Como le decía antes, la Iglesia está formada por hombres y mujeres: sabemos que existe el pecado y que Dios nos llama constantemente a la conversión del corazón. Como vemos que hace el Papa, no cabe ignorar los problemas, ni dejar de preocuparse por las personas que han padecido injusticias. Sin embargo, ahora se ve con claridad que el mundo tiene una gran necesidad de Dios y de su gracia, que nos llega a través de los sacramentos, en la Iglesia. Los jóvenes parecen descubrirlo con facilidad y llama la atención —por ejemplo, en las Jornadas mundiales de la Juventud— cómo vibran con la Eucaristía, con la persona del Papa y con la Iglesia. La Iglesia es joven y estamos realmente en tiempos de esperanza. La Iglesia busca la unidad, promueve la paz y la solidaridad, pone su prioridad en la evangelización, atiende a los más pobres y es un faro de luz, frente al odio y a la violencia en tantas partes del mundo. En este contexto, los cristianos debemos reflejar el rostro amable de Cristo. La Iglesia, nuestra Madre, es santa, y lo será siempre, aunque la conducta de algunos hijos pueda no concordar con esa santidad.

San Josemaría decía que tenía una fe muy grande, “tan gorda que se puede cortar”, explicaba de modo gráfico. Usted ha vivido con este santo, ¿en qué se distinguía esa fe?

En su trato confiado con Jesucristo, que “empapaba” toda su jornada. En su devoción filial a la Santísima Virgen. Y también en la humildad y en la magnanimidad: se consideraba poca cosa y era consciente de que todo lo que hiciera valía si Dios lo hacía prosperar y, a la vez, se animaba a grandes empresas por ayudar a este mundo nuestro. Son muy grandes y numerosas las iniciativas sociales, educativas, religiosas que han surgido por influjo de sus palabras. La Universidad Austral es un ejemplo concreto de ese afán desbordante de san Josemaría por servir a Dios y a la sociedad entera. Supo y quiso siempre contar con Dios y, simultáneamente, ocultarse y desaparecer personalmente, para que sólo el Señor brillase.

¿Podría hacernos comprender la necesidad que tienen la mujer y el hombre actual de consolidar su fe para transitar con felicidad por este mundo que, muchas veces, no incluye a Dios en su proyecto vital?

La felicidad verdadera, que todos anhelamos, sólo llegará a su plenitud en la vida eterna, pero se conquista y comienza ya en la Tierra cuando vivimos en amistad con Dios.

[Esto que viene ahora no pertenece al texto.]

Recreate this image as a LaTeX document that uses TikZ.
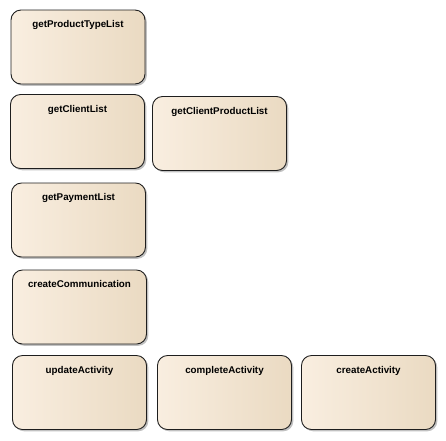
\documentclass[tikz,border=0pt]{standalone}
\usepackage{fontspec}
\setmainfont{Liberation Sans}
\usepackage{tikz}
\usetikzlibrary{shadows}

\begin{document}
\begin{tikzpicture}[x=1pt,y=-1pt]
% Define activity colours
\definecolor{actleft}{RGB}{249,238,224}
\definecolor{actmid}{RGB}{252,244,234}
\definecolor{actright}{RGB}{234,218,194}
\definecolor{actline}{RGB}{30,30,30}

\tikzset{
  activity/.style={draw=actline,line width=0.9pt,rounded corners=10pt,
    minimum width=134pt,minimum height=74pt,inner sep=0pt,
    left color=actleft,middle color=actmid,right color=actright,
    drop shadow={shadow xshift=1.8pt,shadow yshift=-1.8pt,fill=black!35,opacity=0.7}},
  acttitle/.style={anchor=north,yshift=-8pt,inner sep=3pt,font=\fontsize{9.8}{11}\selectfont\bfseries}
}

% Fix the canvas
\useasboundingbox (0,0) rectangle (446,440);

% Draw activities
\node[activity,label={[acttitle]north:getProductTypeList}] (productTypeList) at (78,47) {};
\node[activity,label={[acttitle]north:getClientList}] (clientList) at (77.5,131.5) {};
\node[activity,label={[acttitle]north:getClientProductList}] (clientProductList) at (219.5,133.5) {};
\node[activity,label={[acttitle]north:getPaymentList}] (paymentList) at (78.5,220) {};
\node[activity,label={[acttitle]north:createCommunication}] (createComm) at (79.5,307) {};
\node[activity,label={[acttitle]north:updateActivity}] (updateAct) at (79.5,392.5) {};
\node[activity,label={[acttitle]north:completeActivity}] (completeAct) at (224.5,392.5) {};
\node[activity,label={[acttitle]north:createActivity}] (createAct) at (368.5,392.5) {};
\end{tikzpicture}
\end{document}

San Agustín lo explicó magistralmente: “Nos hiciste, Señor, para ti, y nuestro corazón está inquieto hasta que descanse en ti”. Le diré también que sólo puede sentirse necesitado de Jesucristo quien se siente necesitado de salvación. ¿Habrá alguien hoy que crea que no tiene necesidad de sanar nada en su corazón, en su vida, en su pasado, en su presente? Los cristianos debemos ser ese rostro comprensivo de Cristo para los demás. Si nuestros amigos y amigas, y todas las personas, encuentran en nosotros un rostro fraterno, podremos comunicarles el gran mensaje de la Iglesia: “No tengan miedo de abrir las puertas a Cristo” (Juan Pablo II) y “Anímense a arriesgar por Cristo” (Benedicto XVI). El camino de la felicidad es siempre un camino de generosidad. Como recuerda el Concilio Vaticano II, la persona “no puede encontrar su propia plenitud si no es en la entrega sincera de sí mismo a los demás” (Gaudium et spes, n. 24).

Por último, queríamos preguntarle algo entono más personal: ¿hay alguna posibilidad de que nos visite durante el transcurso de este Año de la fe?

A mí me encantaría visitar la Universidad y charlar con cada una y cada uno, para compartir alegrías y penas, desafíos y proyectos. Abandono este deseo en las manos del Señor.

Romana, n. 55, junio-diciembre 2012, p. 307-311.